Where we live, blue is the dominant colour of the roadside flowers in summer. I know agapanthus is a weed and difficult to eradicate but our verges would be the poorer for its absence. Plants have to be tough in that situation and the agapanthus is a showy survivor. Beacons of summer, here.

The simplicity of chicory

The simplicity of chicory

The wild chicory is pretty as a picture with its soft blue daisies. In the garden we grow blue asters with a similar flower but in long grass, the simplicity of the chicory is more fitting.

We are blue hydrangea territory, being acidic in soils. With regular summer rain and mild, humid conditions, the blocks of blue flowered hydrangeas tend to mean we take this plant for granted. Go to more alkaline territory and they turn pink as readers may have noticed in other areas, but they add to our blue palette here. As we fluff around our garden hydrangeas, pruning each year to tidy them up and promote good flowering, it is interesting to reflect that those roadside wildflowers are never touched yet bloom faithfully. As a general rule, if you don’t prune a hydrangea, you get more flowers but they are smaller.

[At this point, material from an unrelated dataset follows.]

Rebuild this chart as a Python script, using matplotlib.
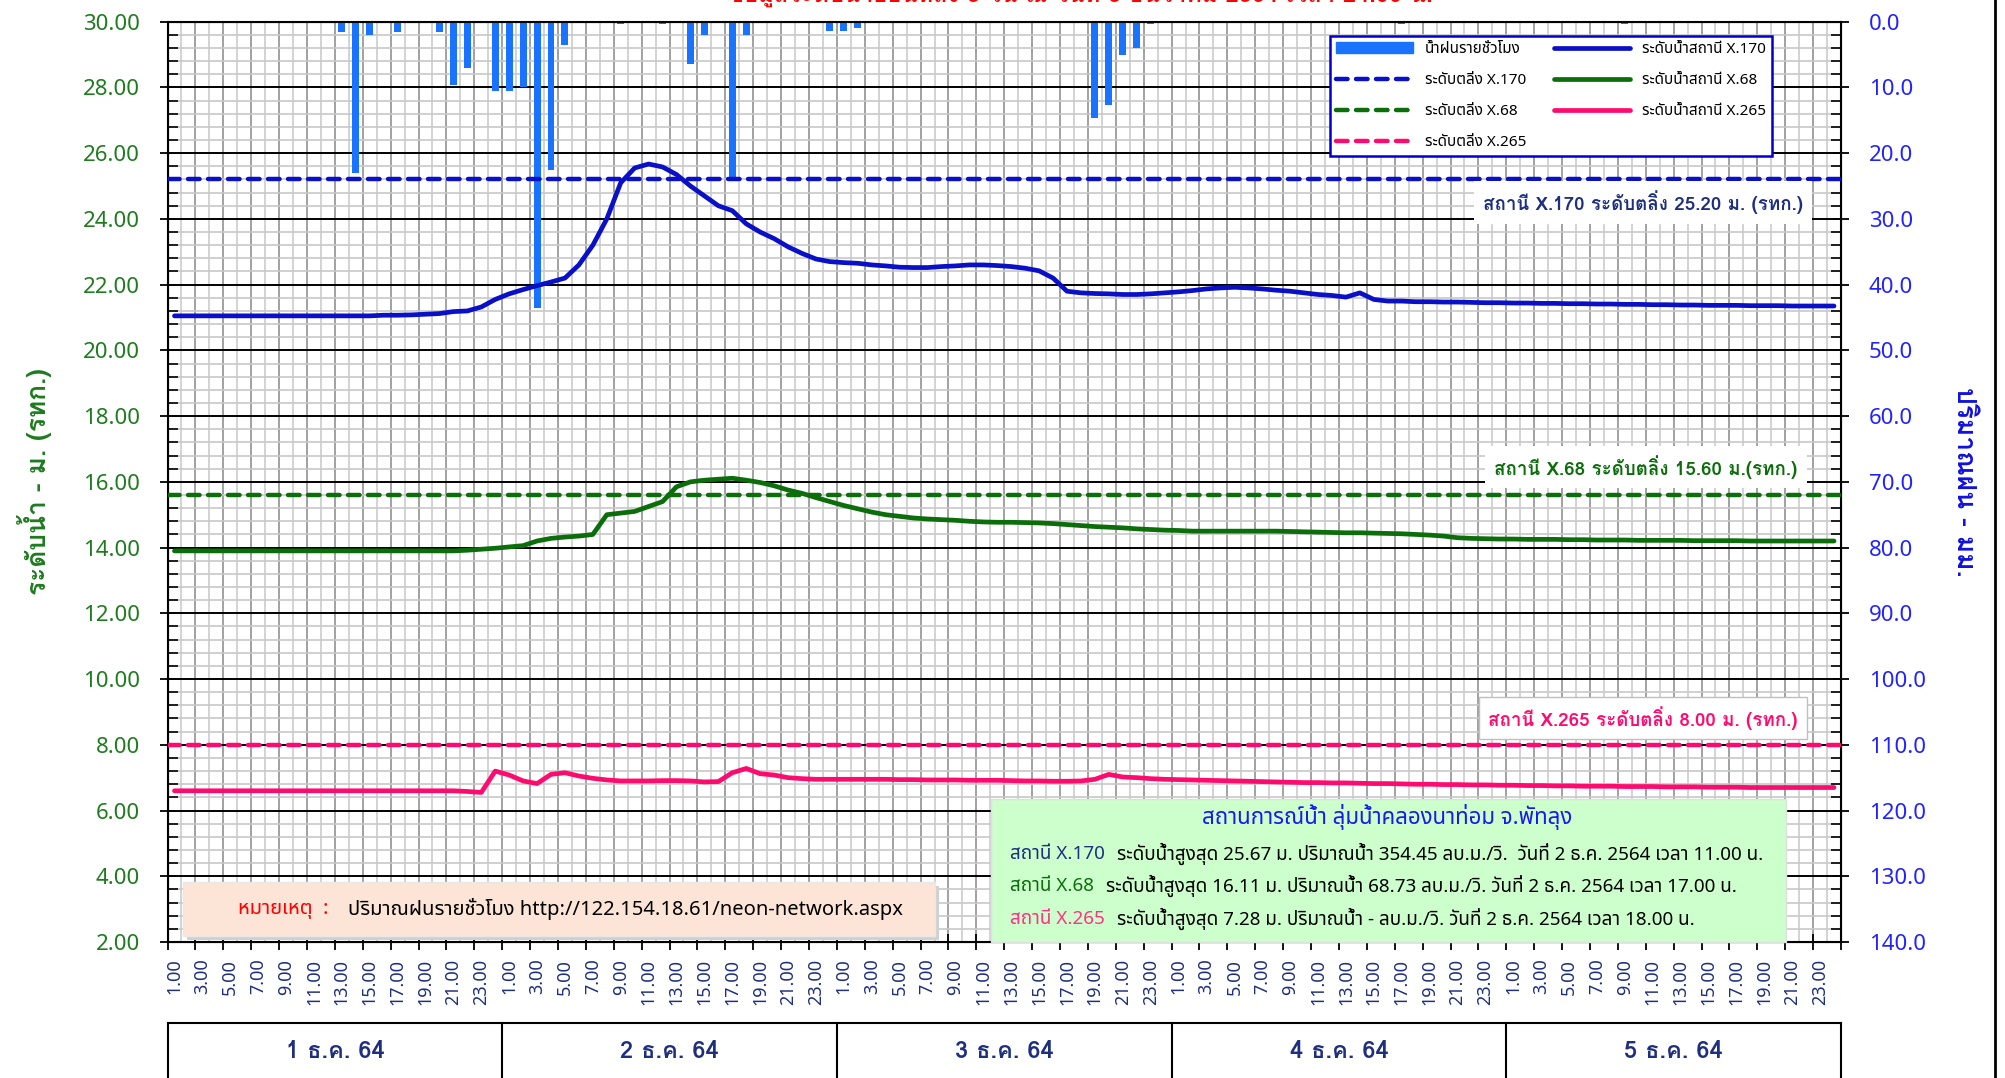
import numpy as np
import matplotlib
matplotlib.use("Agg")
import matplotlib.pyplot as plt
from matplotlib import font_manager, ft2font
from matplotlib.patches import Rectangle, Patch
from matplotlib.lines import Line2D
from matplotlib.text import Annotation
import matplotlib.transforms as mtrans

# --- pick fonts that have Thai glyphs (regular and bold) ---
thai_fonts = set()
thai_bold = set()
for f in font_manager.fontManager.ttflist:
    try:
        cm = ft2font.FT2Font(f.fname).get_charmap()
    except Exception:
        continue
    if 0x0E01 in cm and 0x0E49 in cm:
        thai_fonts.add(f.name)
        w = f.weight if isinstance(f.weight, int) else {"bold": 700}.get(f.weight, 400)
        if w >= 600 and f.style == "normal":
            thai_bold.add(f.name)
PREF = ["Noto Sans Thai", "Noto Sans Thai UI", "Loma", "Tahoma"]
THAI = next((n for n in PREF if n in thai_fonts),
            sorted(thai_fonts)[0] if thai_fonts else "DejaVu Sans")
THAI_B = next((n for n in PREF if n in thai_bold), THAI)
plt.rcParams["font.family"] = [THAI, "DejaVu Sans"]
BOLD = dict(family=[THAI_B, "DejaVu Sans"], fontweight="bold")

# --- DATA ---
DAYS = ["1 ธ.ค. 64", "2 ธ.ค. 64", "3 ธ.ค. 64", "4 ธ.ค. 64", "5 ธ.ค. 64"]
HOURS = [f"{h}.00" for h in range(1, 25)]

# ระดับน้ำสถานี X.170 (ม. รทก.) รายชั่วโมง
level_x170 = [
    21.05, 21.05, 21.05, 21.05, 21.05, 21.05, 21.05, 21.05, 21.05, 21.05, 21.05, 21.05,
    21.05, 21.05, 21.05, 21.07, 21.07, 21.08, 21.10, 21.12, 21.18, 21.20, 21.32, 21.55,
    21.72, 21.85, 21.97, 22.08, 22.20, 22.60, 23.20, 24.00, 25.10, 25.55, 25.67, 25.58,
    25.35, 25.00, 24.70, 24.40, 24.25, 23.85, 23.60, 23.40, 23.15, 22.95, 22.78, 22.70,
    22.67, 22.65, 22.60, 22.57, 22.53, 22.52, 22.52, 22.55, 22.57, 22.60, 22.60, 22.58,
    22.55, 22.50, 22.42, 22.20, 21.80, 21.75, 21.73, 21.72, 21.70, 21.70, 21.72, 21.75,
    21.78, 21.82, 21.87, 21.90, 21.92, 21.90, 21.87, 21.83, 21.80, 21.75, 21.70, 21.67,
    21.62, 21.75, 21.55, 21.50, 21.50, 21.48, 21.48, 21.47, 21.47, 21.46, 21.45, 21.45,
    21.44, 21.44, 21.43, 21.43, 21.42, 21.42, 21.41, 21.41, 21.40, 21.40, 21.39, 21.39,
    21.38, 21.38, 21.37, 21.37, 21.37, 21.36, 21.36, 21.36, 21.35, 21.35, 21.35, 21.35,
]
level_x68 = [
    13.90, 13.90, 13.90, 13.90, 13.90, 13.90, 13.90, 13.90, 13.90, 13.90, 13.90, 13.90,
    13.90, 13.90, 13.90, 13.90, 13.90, 13.90, 13.90, 13.90, 13.90, 13.92, 13.95, 13.98,
    14.02, 14.06, 14.20, 14.28, 14.32, 14.35, 14.40, 15.00, 15.05, 15.10, 15.25, 15.40,
    15.85, 16.00, 16.05, 16.08, 16.11, 16.05, 15.98, 15.88, 15.75, 15.65, 15.52, 15.40,
    15.28, 15.18, 15.08, 15.00, 14.95, 14.90, 14.87, 14.85, 14.83, 14.80, 14.78, 14.77,
    14.77, 14.76, 14.75, 14.73, 14.70, 14.67, 14.64, 14.62, 14.60, 14.57, 14.55, 14.53,
    14.52, 14.50, 14.50, 14.50, 14.50, 14.50, 14.50, 14.50, 14.49, 14.48, 14.47, 14.46,
    14.45, 14.45, 14.44, 14.43, 14.42, 14.40, 14.38, 14.35, 14.30, 14.28, 14.27, 14.26,
    14.26, 14.25, 14.25, 14.25, 14.24, 14.24, 14.23, 14.23, 14.23, 14.22, 14.22, 14.22,
    14.22, 14.21, 14.21, 14.21, 14.21, 14.20, 14.20, 14.20, 14.20, 14.20, 14.20, 14.20,
]
level_x265 = [
    6.60, 6.60, 6.60, 6.60, 6.60, 6.60, 6.60, 6.60, 6.60, 6.60, 6.60, 6.60,
    6.60, 6.60, 6.60, 6.60, 6.60, 6.60, 6.60, 6.60, 6.60, 6.58, 6.55, 7.20,
    7.08, 6.90, 6.82, 7.10, 7.15, 7.05, 6.98, 6.93, 6.90, 6.90, 6.90, 6.91,
    6.91, 6.90, 6.87, 6.88, 7.15, 7.28, 7.12, 7.08, 7.00, 6.97, 6.95, 6.95,
    6.95, 6.95, 6.95, 6.95, 6.94, 6.94, 6.93, 6.93, 6.93, 6.92, 6.92, 6.92,
    6.91, 6.90, 6.90, 6.89, 6.89, 6.90, 6.95, 7.10, 7.02, 7.00, 6.97, 6.95,
    6.94, 6.93, 6.92, 6.91, 6.90, 6.89, 6.88, 6.87, 6.86, 6.85, 6.85, 6.84,
    6.84, 6.83, 6.82, 6.82, 6.81, 6.80, 6.80, 6.79, 6.79, 6.78, 6.78, 6.77,
    6.77, 6.76, 6.76, 6.75, 6.75, 6.74, 6.74, 6.74, 6.73, 6.73, 6.73, 6.72,
    6.72, 6.72, 6.71, 6.71, 6.71, 6.70, 6.70, 6.70, 6.70, 6.70, 6.70, 6.70,
]
# น้ำฝนรายชั่วโมง (มม.)
rain = [
    0, 0, 0, 0, 0, 0, 0, 0, 0, 0, 0, 0, 1.6, 23.0, 2.0, 0, 1.6, 0, 0, 1.6, 9.7, 7.0, 0, 10.5,
    10.5, 10.0, 43.5, 22.5, 3.5, 0, 0, 0, 0.4, 0, 0, 0.4, 0, 6.4, 2.0, 0, 24.0, 2.0, 0, 0, 0, 0, 0, 1.4,
    1.4, 1.0, 0, 0, 0, 0, 0, 0, 0, 0, 0, 0, 0, 0, 0, 0, 0, 0, 14.6, 12.6, 5.0, 4.0, 0.4, 0,
    0, 0, 0, 0, 0, 0, 0, 0, 0, 0, 0, 0, 0, 0, 0, 0, 0.4, 0, 0, 0, 0, 0, 0, 0,
    0, 0, 0, 0, 0, 0, 0, 0, 0.4, 0, 0, 0, 0, 0, 0, 0, 0, 0, 0, 0, 0, 0, 0, 0,
]
bank_x170 = 25.20
bank_x68 = 15.60
bank_x265 = 8.00

C170 = "#0A10C8"
C68 = "#0B6E0B"
C265 = "#FF0A6E"
CRAIN = "#1A73FF"
NAVY = "#1F2F80"

W, H = 2005, 1078
fig = plt.figure(figsize=(W / 100, H / 100), dpi=100)


def fx(px):
    return px / W


def fy(py):
    return 1 - py / H


def fig_follow(after, s, gap, **kw):
    # text placed right after another figure text
    a = Annotation(s, xy=(1, 0.5), xycoords=after, xytext=(gap, 0),
                   textcoords="offset points", va="center", annotation_clip=False, **kw)
    a.set_zorder(4)
    fig.add_artist(a)
    return a


ax = fig.add_axes([fx(167.5), fy(942), fx(1841) - fx(167.5), fy(21.7) - fy(942)])
ax2 = ax.twinx()
ax.set_zorder(ax2.get_zorder() + 1)
ax.patch.set_visible(False)

x = np.arange(len(level_x170))

# --- rain axis (behind) with the grid ---
ax2.bar(x, rain, width=0.5, color=CRAIN, zorder=3)
ax2.set_ylim(140, 0)
ax2.set_yticks(np.arange(0, 141, 10))
ax2.set_yticks(np.arange(0, 141, 2), minor=True)
ax2.yaxis.set_major_formatter(matplotlib.ticker.FormatStrFormatter("%.1f"))
ax2.tick_params(axis="y", which="major", direction="inout", length=12, width=1.3,
                labelsize=16, labelcolor="#2222FF", pad=14)
ax2.tick_params(axis="y", which="minor", direction="in", length=7, width=1.2)
ax2.grid(axis="y", which="minor", color="#C8C8C8", lw=1.2, zorder=0)
ax2.grid(axis="y", which="major", color="black", lw=1.4, zorder=1)
for b in np.arange(-0.5, 120, 1):
    dark = int(b + 0.5) % 2 == 0
    ax2.axvline(b, color="#9A9A9A" if dark else "#D0D0D0", lw=1.3, zorder=0.5)
ax2.set_ylabel("ปริมาณฝน - มม.", color="#1010E0", fontsize=19, rotation=270,
               labelpad=36, **BOLD)

# --- water level axis (front) ---
ax.plot(x, level_x170, color=C170, lw=3.4, solid_capstyle="round", label="ระดับน้ำสถานี X.170", zorder=5)
ax.plot(x, level_x68, color=C68, lw=3.4, solid_capstyle="round", label="ระดับน้ำสถานี X.68", zorder=5)
ax.plot(x, level_x265, color=C265, lw=3.4, solid_capstyle="round", label="ระดับน้ำสถานี X.265", zorder=5)
dash = dict(lw=3.2, dashes=(2.6, 1.9), dash_capstyle="round", zorder=4)
ax.axhline(bank_x170, color=C170, label="ระดับตลิ่ง X.170", **dash)
ax.axhline(bank_x68, color=C68, label="ระดับตลิ่ง X.68", **dash)
ax.axhline(bank_x265, color=C265, label="ระดับตลิ่ง X.265", **dash)

ax.set_xlim(-0.5, len(x) - 0.5)
ax.set_ylim(2, 30)
ax.set_yticks(np.arange(2, 31, 2))
ax.set_yticks(np.arange(2, 30.01, 0.4), minor=True)
ax.yaxis.set_major_formatter(matplotlib.ticker.FormatStrFormatter("%.2f"))
ax.tick_params(axis="y", which="major", direction="inout", length=12, width=1.3,
               labelsize=16, labelcolor="#1E7B1E", pad=14)
ax.tick_params(axis="y", which="minor", direction="in", length=7, width=1.2)
ax.set_ylabel("ระดับน้ำ - ม. (รทก.)", color="#1E7B1E", fontsize=19, labelpad=22, **BOLD)

ax.set_xticks(np.arange(-0.5, len(x), 2))
ax.set_xticklabels([])
ax.set_xticks(x[::2], [HOURS[i % 24] for i in x[::2]], minor=True)
ax.tick_params(axis="x", which="major", direction="inout", length=12, width=1.3)
ax.tick_params(axis="x", which="minor", length=0, labelsize=13, labelcolor=NAVY,
               labelrotation=90, pad=12)
for sp in ax.spines.values():
    sp.set_linewidth(1.5)

# bank level notes
box = dict(boxstyle="square,pad=0.5", fc="white", ec="none")
ax.text(105.3, 24.5, "สถานี X.170 ระดับตลิ่ง 25.20 ม. (รทก.)", color=NAVY, fontsize=13.5,
        ha="center", va="center", bbox=box, zorder=6, **BOLD)
ax.text(105.5, 16.45, "สถานี X.68 ระดับตลิ่ง 15.60 ม.(รทก.)", color=C68, fontsize=13.5,
        ha="center", va="center", bbox=box, zorder=6, **BOLD)
ax.text(105.3, 8.82, "สถานี X.265 ระดับตลิ่ง 8.00 ม. (รทก.)", color=C265, fontsize=13.5,
        ha="center", va="center", bbox=dict(boxstyle="square,pad=0.5", fc="white", ec="#BFBFBF"),
        zorder=6, **BOLD)

# legend
handles = [Patch(color=CRAIN, label="น้ำฝนรายชั่วโมง")]
h, l = ax.get_legend_handles_labels()
order = [3, 4, 5, 0, 1, 2]
handles += [h[i] for i in order]
leg = ax.legend(handles=handles, ncol=2, loc="upper left",
                bbox_to_anchor=(fx(1330), fy(36)), bbox_transform=fig.transFigure,
                fontsize=11, handlelength=5, labelspacing=1.05, columnspacing=1.8,
                fancybox=False, borderaxespad=0, framealpha=1)
leg.get_frame().set_edgecolor("#0000CC")
leg.get_frame().set_linewidth(1.8)
leg.set_zorder(10)

# remark box
fig.patches.append(Rectangle((fx(187), fy(940)), fx(935) - fx(183), fy(882) - fy(936),
                             transform=fig.transFigure, fc="#D0D0D0", ec="none", zorder=1))
fig.patches.append(Rectangle((fx(183), fy(936)), fx(935) - fx(183), fy(882) - fy(936),
                             transform=fig.transFigure, fc="#FCE4D6", ec="#E8E8E8", zorder=1))
t1 = fig.text(fx(238), fy(909), "หมายเหตุ  :", color="red", fontsize=14.5, va="center")
fig_follow(t1, "ปริมาณฝนรายชั่วโมง http://122.154.18.61/neon-network.aspx", 14,
           fontsize=14.5, color="black")

# summary box
fig.patches.append(Rectangle((fx(991), fy(942)), fx(1786) - fx(991), fy(799) - fy(942),
                             transform=fig.transFigure, fc="#CCFFCC", ec="#E0E0E0", zorder=1))
fig.text(fx(1387), fy(817), "สถานการณ์น้ำ ลุ่มน้ำคลองนาท่อม จ.พัทลุง", color="#1A1AF0",
         fontsize=16, ha="center", va="center")
summary = [
    ("สถานี X.170", NAVY, "ระดับน้ำสูงสุด 25.67 ม. ปริมาณน้ำ 354.45 ลบ.ม./วิ.  วันที่ 2 ธ.ค. 2564 เวลา 11.00 น.", 854),
    ("สถานี X.68", C68, "ระดับน้ำสูงสุด 16.11 ม. ปริมาณน้ำ 68.73 ลบ.ม./วิ. วันที่ 2 ธ.ค. 2564 เวลา 17.00 น.", 886),
    ("สถานี X.265", "#FF3385", "ระดับน้ำสูงสุด 7.28 ม. ปริมาณน้ำ - ลบ.ม./วิ. วันที่ 2 ธ.ค. 2564 เวลา 18.00 น.", 919),
]
for name, col, rest, py in summary:
    tn = fig.text(fx(1010), fy(py), name, color=col, fontsize=13.6, va="center")
    fig_follow(tn, rest, 9, fontsize=13.6, color="black")

# day row under the x axis
trans = mtrans.blended_transform_factory(ax.transData, fig.transFigure)
ax.add_line(Line2D([-0.5, len(x) - 0.5], [fy(1023), fy(1023)], transform=trans,
                   color="black", lw=1.5, clip_on=False))
for d, name in enumerate(DAYS):
    ax.add_line(Line2D([24 * d - 0.5, 24 * d - 0.5], [0, fy(1023)], transform=trans,
                       color="black", lw=1.5, clip_on=False))
    ax.text(24 * d + 11.5, fy(1052), name, transform=trans, ha="center", va="center",
            fontsize=17, color=NAVY, clip_on=False, **BOLD)
ax.add_line(Line2D([len(x) - 0.5] * 2, [0, fy(1023)], transform=trans,
                   color="black", lw=1.5, clip_on=False))

# right edge line and clipped title
fig.add_artist(Line2D([fx(1995), fx(1995)], [0, 1], transform=fig.transFigure, color="black", lw=2))
fig.text(fx(1080), fy(2), "ข้อมูลระดับน้ำย้อนหลัง 5 วัน ณ วันที่ 5 ธันวาคม 2564 เวลา 24.00 น.",
         color="red", fontsize=17, ha="center", va="baseline", **BOLD)

fig.savefig("out.png", dpi=100)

Impressed by the garden performance of the You-Me hydrangea series

Impressed by the garden performance of the You-Me hydrangea series

When it comes to the garden, those big blue moptop hydrangeas (the macrophyllas) are okay as a backdrop but they lack refinement as garden plants. We have been most impressed with the more delicate appearance of the recent introductions from Japan in the You-Me series. We collected several from hydrangea expert Glyn Church a few years ago and have lost the names but they are all quite similar so I’m not sure that any one is better than the others. Look for them branded under the You-Me group and they carry individual names like “Forever” and “Eternity”. If you can’t find them in your local garden centre, then you can get them on line from Woodleigh Nursery. Be warned, however, that they are apparently not colour stable so if your soils are more alkaline, they won’t be the pretty blues we have here. Presumably they will be pretty pinks instead.

What is it about blue? For me, I think it is that the blue as blue skies are such a mood enhancer. It may have something to do with the dreaded holes in the ozone layer (though I hope it has more to do with our isolation and low population) but we have a clarity and intensity of light in this country that most of us take for granted until we travel overseas.

I have commented before on the fact that we treat green as colour neutral in the garden. All those monochromatic garden schemes are in fact bichromatic because they are one colour plus green.

Nigella damascena - a personal favourite

Nigella damascena – a personal favourite

Blue is not colour neutral as such, but it sits happily in any colour combination. So if your garden bed is hot colours of reds, yellows and oranges, blue will sit in that mix quite happily. In you have gone instead for pretty pastel pinks and whites, blue does not shout when included. Of the primary colours, it is the easiest to blend. It can lift a tightly controlled, colour managed garden out of the blandness that sometimes afflicts them, by adding just a little zing.

I don’t understand why “feeling blue” is a reference to feeling sad. In my books, you can never have too much blue in a garden and lifting one’s eyes to the blue sky above is a celebration of life.